Artu, 6 Prince St., 617-742-4336. Locals swear it’s the place to go for the best eggplant parm in the North End, and chefs from other neighborhood restaurants can often be spotted there during their lunch breaks.
Davide, 326 Commercial St., 617-227-5745 (pictured left). Lovers of Northern Italian cuisine have long flocked to Davide for its handmade pasta and ever-changing seasonal menu.
Florentine Café, 333 Hanover St., 617-227-1777. One of the flagships of the North End restaurant scene, its wrap-around, ceiling-to-floor windows that open to the street make this a great spot to dine in good weather.
Lucca, 226 Hanover St., 617-742-9200. Its overall warmth and upscale feel—not to mention the delicious food and extensive wine selection—make Lucca a popular destination.
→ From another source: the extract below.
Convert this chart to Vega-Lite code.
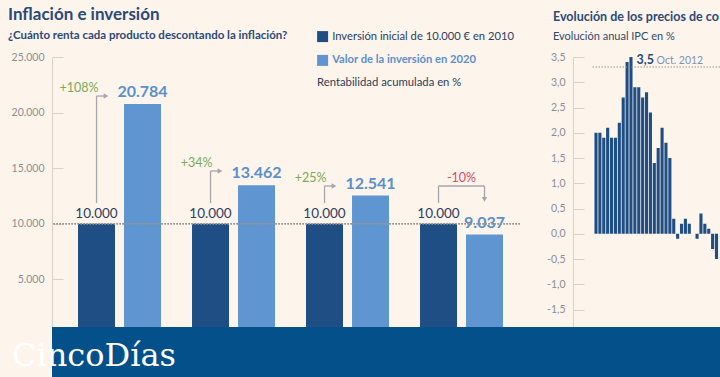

Mamma Maria, 3 North Square, 617-523-0077. Boasting a charming location in historic North Square, this restaurant is renowned for its five spacious dining rooms and delicious gourmet take on traditional Tuscan cuisine.
Massimino’s Cucina Italia, 207 Endicott St., 617-523-5959. This off-the-beaten-path restaurant is lauded by patrons who enjoy creative variations on traditional Italian food.
Neptune Oyster, 63 Salem St., 617-742-3474. This trendy new addition—a raw bar and seafood restaurant serving the freshest catch from New England waters—takes advantage of the North End’s proximity to the harbor.
Strega, 379 Hanover St., 617-523-8481. A relative newcomer to the North End, Strega has made its name with great food and as a premier celebrity hang-out, with prominent athletes, politicians and entertainers frequently spied enjoying the sleek décor and tasty food.
Volle Nolle, 351 Hanover St., 617-523-0003. This eclectic breakfast spot (the name means “willy-nilly” in Latin) is a find for a.m. visitors. Try the smoked salmon and egg sandwich as a step up from your Dunkin Donuts bagel.